Guest   Mon May 26, 2008 6:11 pm GMT
Portugal no es ningun país ridiculo. ¿Qué te hace pensar eso? . Además ¿no ves que el comentario de arriba no tiene sentido?
Guest   Mon May 26, 2008 7:10 pm GMT
I think written Portugese is really similar to written Italian. Look to ingredients of things you have in home.
Guest   Tue May 27, 2008 12:04 am GMT
This is all really amusing :-) The thing is that, today the Portuguese language in the world stands a grand testament of the specialness of the small European country called Portugal, known and respected the world over. Nothing, and no one, can ever minimize that.

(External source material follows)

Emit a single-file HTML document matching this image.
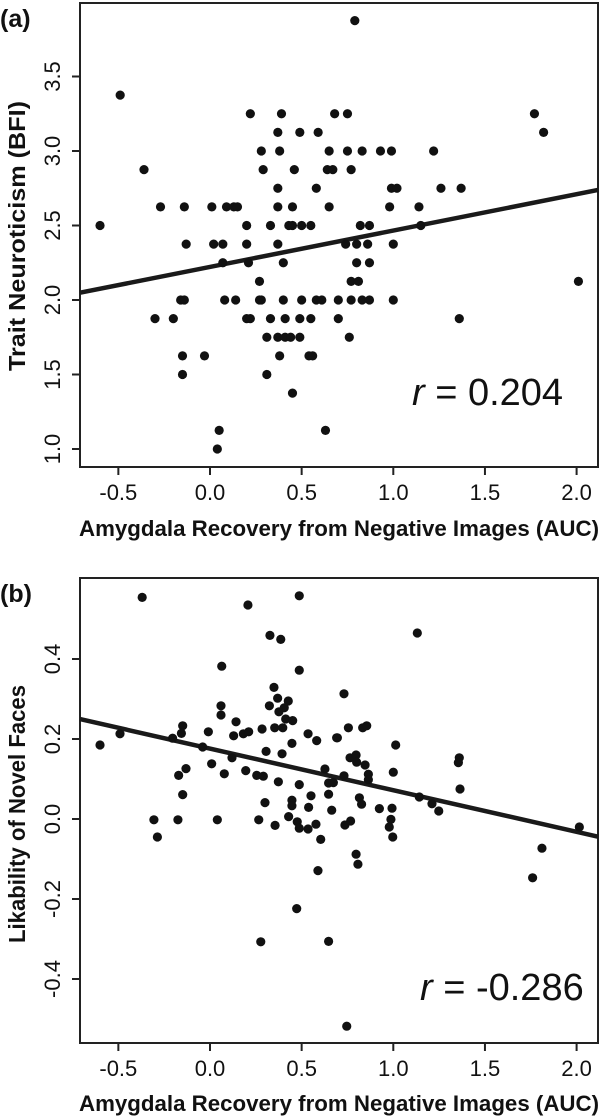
<!DOCTYPE html>
<html><head><meta charset="utf-8"><style>
html,body{margin:0;padding:0;background:#fff;width:603px;height:1117px;overflow:hidden}
svg text{font-family:"Liberation Sans",Arial,sans-serif;fill:#111}
</style></head><body>
<svg id="chart" width="603" height="1117" viewBox="0 0 603 1117" xmlns="http://www.w3.org/2000/svg"></svg>
<script>
// Panel (a) data
const aTicksX = [-0.5, 0.0, 0.5, 1.0, 1.5, 2.0];
const aTickLabelsX = ["-0.5", "0.0", "0.5", "1.0", "1.5", "2.0"];
const aTicksY = [1.0, 1.5, 2.0, 2.5, 3.0, 3.5];
const aTickLabelsY = ["1.0", "1.5", "2.0", "2.5", "3.0", "3.5"];
const aX = [0.79,-0.49,
 0.22,0.39,0.68,0.75,1.77,
 0.37,0.49,0.59,1.82,
 0.28,0.38,0.65,0.75,0.83,0.93,0.99,1.22,
 -0.36,0.29,0.46,0.64,0.67,0.77,
 0.37,0.58,0.99,1.02,1.26,1.37,
 -0.27,-0.14,0.01,0.09,0.13,0.15,0.37,0.45,0.65,0.98,1.14,
 -0.60,0.20,0.33,0.43,0.45,0.50,0.55,0.82,0.87,1.15,
 -0.13,0.02,0.07,0.20,0.37,0.74,0.80,0.86,1.00,
 0.07,0.21,0.40,0.80,0.87,
 0.27,0.77,0.81,2.01,
 -0.16,-0.14,0.08,0.14,0.27,0.28,0.40,0.50,0.58,0.61,0.70,0.77,0.83,0.87,1.00,
 -0.30,-0.20,0.20,0.22,0.33,0.41,0.49,0.55,0.70,1.36,
 0.31,0.37,0.41,0.44,0.49,0.76,
 -0.15,-0.03,0.38,0.54,0.56,
 -0.15,0.31,
 0.45,
 0.05,0.63,
 0.04];
const aY = [3.875,3.375,
 3.25,3.25,3.25,3.25,3.25,
 3.125,3.125,3.125,3.125,
 3.0,3.0,3.0,3.0,3.0,3.0,3.0,3.0,
 2.875,2.875,2.875,2.875,2.875,2.875,
 2.75,2.75,2.75,2.75,2.75,2.75,
 2.625,2.625,2.625,2.625,2.625,2.625,2.625,2.625,2.625,2.625,2.625,
 2.5,2.5,2.5,2.5,2.5,2.5,2.5,2.5,2.5,2.5,
 2.375,2.375,2.375,2.375,2.375,2.375,2.375,2.375,2.375,
 2.25,2.25,2.25,2.25,2.25,
 2.125,2.125,2.125,2.125,
 2.0,2.0,2.0,2.0,2.0,2.0,2.0,2.0,2.0,2.0,2.0,2.0,2.0,2.0,2.0,
 1.875,1.875,1.875,1.875,1.875,1.875,1.875,1.875,1.875,1.875,
 1.75,1.75,1.75,1.75,1.75,1.75,
 1.625,1.625,1.625,1.625,1.625,
 1.5,1.5,
 1.375,
 1.125,1.125,
 1.0];
const aFit = [2.222, 0.244]; // intercept, slope

// Panel (b) data
const bTicksX = [-0.5, 0.0, 0.5, 1.0, 1.5, 2.0];
const bTickLabelsX = ["-0.5", "0.0", "0.5", "1.0", "1.5", "2.0"];
const bTicksY = [-0.4, -0.2, 0.0, 0.2, 0.4];
const bTickLabelsY = ["-0.4", "-0.2", "0.0", "0.2", "0.4"];
const bX = [-0.37,0.207,0.487,0.327,0.386,0.064,0.487,0.349,0.369,0.324,0.427,0.405,0.376,0.060,0.060,0.413,0.451,0.142,-0.149,-0.156,-0.009,0.129,0.182,0.211,0.284,0.353,0.397,0.535,0.582,0.691,-0.491,-0.600,-0.204,-0.040,0.306,0.447,0.393,0.120,-0.131,-0.171,0.009,0.078,0.195,0.255,0.291,0.373,0.487,0.627,0.647,0.673,-0.149,0.551,0.647,0.447,0.447,0.538,0.664,0.300,-0.306,-0.175,0.040,0.266,0.355,0.429,0.476,0.487,0.535,0.578,-0.287,0.604,0.589,0.473,0.277,0.647,
 1.131,0.731,0.755,0.695,0.833,0.855,1.013,0.764,0.797,0.800,0.846,0.864,0.864,1.000,1.360,1.355,1.364,0.731,0.815,0.827,0.924,0.993,0.987,0.978,0.997,0.736,0.767,0.797,0.807,1.142,1.211,1.248,2.015,1.811,1.760,0.746];
const bY = [0.554,0.535,0.558,0.459,0.449,0.382,0.372,0.329,0.302,0.283,0.295,0.278,0.268,0.283,0.260,0.250,0.246,0.243,0.233,0.214,0.218,0.208,0.213,0.218,0.225,0.228,0.228,0.213,0.196,0.203,0.213,0.185,0.202,0.180,0.169,0.189,0.163,0.153,0.126,0.109,0.138,0.113,0.121,0.109,0.107,0.093,0.086,0.125,0.090,0.091,0.061,0.058,0.062,0.047,0.033,0.029,0.022,0.041,-0.002,-0.002,-0.002,-0.002,-0.016,0.006,-0.007,-0.023,-0.025,-0.013,-0.045,-0.051,-0.129,-0.224,-0.307,-0.306,
 0.465,0.313,0.228,0.203,0.228,0.233,0.185,0.153,0.160,0.142,0.135,0.112,0.098,0.117,0.153,0.141,0.075,0.108,0.053,0.037,0.026,0.027,-0.001,-0.020,-0.045,-0.015,-0.005,-0.088,-0.113,0.055,0.038,0.020,-0.020,-0.073,-0.147,-0.518];
const bFit = [0.176, -0.104];

const NS = "http://www.w3.org/2000/svg";
const svg = document.getElementById("chart");
function mk(tag, attrs, parent) {
  const e = document.createElementNS(NS, tag);
  for (const k in attrs) e.setAttribute(k, attrs[k]);
  (parent || svg).appendChild(e);
  return e;
}

function panel(cfg) {
  const g = mk("g", {});
  
  
  const sx = v => cfg.x0px + v * cfg.xScale;
  const sy = v => cfg.y0px - (v - cfg.yBase) * cfg.yScale;
  const L = 80, R = 598, T = cfg.top, B = cfg.bottom;

  const box = mk("rect", {x: L, y: T, width: R - L, height: B - T, fill: "none", stroke: "#222", "stroke-width": 2}, g);
  
  

  cfg.ticksX.forEach((t, i) => {
    const x = sx(t);
    const tk = mk("line", {x1: x, x2: x, y1: B, y2: B + 8, stroke: "#222", "stroke-width": 2}, g);
    
    
    const tx = mk("text", {x: x, y: B + 33, "text-anchor": "middle", "font-size": 22}, g);
    tx.textContent = cfg.labelsX[i];
    
    
  });
  cfg.ticksY.forEach((t, i) => {
    const y = sy(t);
    const tk = mk("line", {x1: L - 8, x2: L, y1: y, y2: y, stroke: "#222", "stroke-width": 2}, g);
    
    
    const tx = mk("text", {x: 60, y: y, "text-anchor": "middle", "font-size": 22, transform: `rotate(-90 60 ${y})`}, g);
    tx.textContent = cfg.labelsY[i];
    
    
  });

  const xt = mk("text", {x: 339, y: cfg.xTitleY, "text-anchor": "middle", "font-size": 22, "font-weight": "bold", textLength: 520, lengthAdjust: "spacingAndGlyphs"}, g);
  xt.textContent = "Amygdala Recovery from Negative Images (AUC)";
  
  
  const yt = mk("text", {x: 25, y: cfg.yTitleY, "text-anchor": "middle", "font-size": 23, "font-weight": "bold", textLength: cfg.yTitleLen, lengthAdjust: "spacingAndGlyphs", transform: `rotate(-90 25 ${cfg.yTitleY})`}, g);
  yt.textContent = cfg.yTitle;
  
  

  const pl = mk("text", {x: 0, y: cfg.labelY, "font-size": 25, "font-weight": "bold"}, g);
  pl.textContent = cfg.panelLabel;
  
  

  const xa = (L - cfg.x0px) / cfg.xScale, xb = (R - cfg.x0px) / cfg.xScale;
  const fit = mk("line", {x1: L, y1: sy(cfg.fit[0] + cfg.fit[1] * xa), x2: R, y2: sy(cfg.fit[0] + cfg.fit[1] * xb), stroke: "#1a1a1a", "stroke-width": 4.5}, g);
  
  

  cfg.xs.forEach((v, i) => {
    const c = mk("circle", {cx: sx(v), cy: sy(cfg.ys[i]), r: 4.6, fill: "#111"}, g);
    
    
  });

  const rt = mk("text", {x: cfg.rX, y: cfg.rY, "font-size": 38}, g);
  
  
  const ri = mk("tspan", {"font-style": "italic"}, rt);
  ri.textContent = "r";
  const rv = mk("tspan", {}, rt);
  rv.textContent = " = " + cfg.rText;
}

panel({name: "panel-a", top: 3, bottom: 467, x0px: 210, xScale: 183.3, y0px: 449, yBase: 1.0, yScale: 149,
  ticksX: aTicksX, labelsX: aTickLabelsX, ticksY: aTicksY, labelsY: aTickLabelsY,
  xTitleY: 536, yTitleY: 236, yTitleLen: 270, yTitle: "Trait Neuroticism (BFI)", panelLabel: "(a)", labelY: 27,
  fit: aFit, xs: aX, ys: aY, rX: 412, rY: 405, rText: "0.204"});
panel({name: "panel-b", top: 578, bottom: 1043, x0px: 210, xScale: 183.3, y0px: 819, yBase: 0, yScale: 400,
  ticksX: bTicksX, labelsX: bTickLabelsX, ticksY: bTicksY, labelsY: bTickLabelsY,
  xTitleY: 1111, yTitleY: 814, yTitleLen: 258, yTitle: "Likability of Novel Faces", panelLabel: "(b)", labelY: 602,
  fit: bFit, xs: bX, ys: bY, rX: 420, rY: 1000, rText: "-0.286"});
</script>
</body></html>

Brazil, as an emerging global economic giant (8th strongest economy of the world), now has the honour and responsibility of safeguarding and promoting the Portuguese language. In addition to its official place in many important world organizations, Portuguese will soon become an official language of the United Nations. Viva Lusofonia!!
zatsu   Tue May 27, 2008 4:44 am GMT
<<I think written Portugese is really similar to written Italian.>>

First time I heard that =D
Guest   Tue May 27, 2008 4:57 am GMT
<<US is much more united than Brazil. The 1st thing a Brazilian person tells you while introducing himself/himself is something like this: I'm of Spanish origin or I'm of Italian origin, or I'm of Polish origin. Brazilians are obsessed with origin. Americans may have variable origins, but they are Americans, and they never consider themselves English, German, Italian...Brazilians always value foreign things. Americans respect themselves. That's all.>>


Nothing could be further from the truth. I don't think anybody is more obsessed with origin and race/identity than Americans. People here, go around calling themselvs Italian, Irish, Puertorican, etc...even if they're generations removed and have never been.

Also the tendency to place ''value" on foreign things also exists in the United States. I think its just that people find their home country to be uninteresting, and consider anything foreign to be 'exotic'.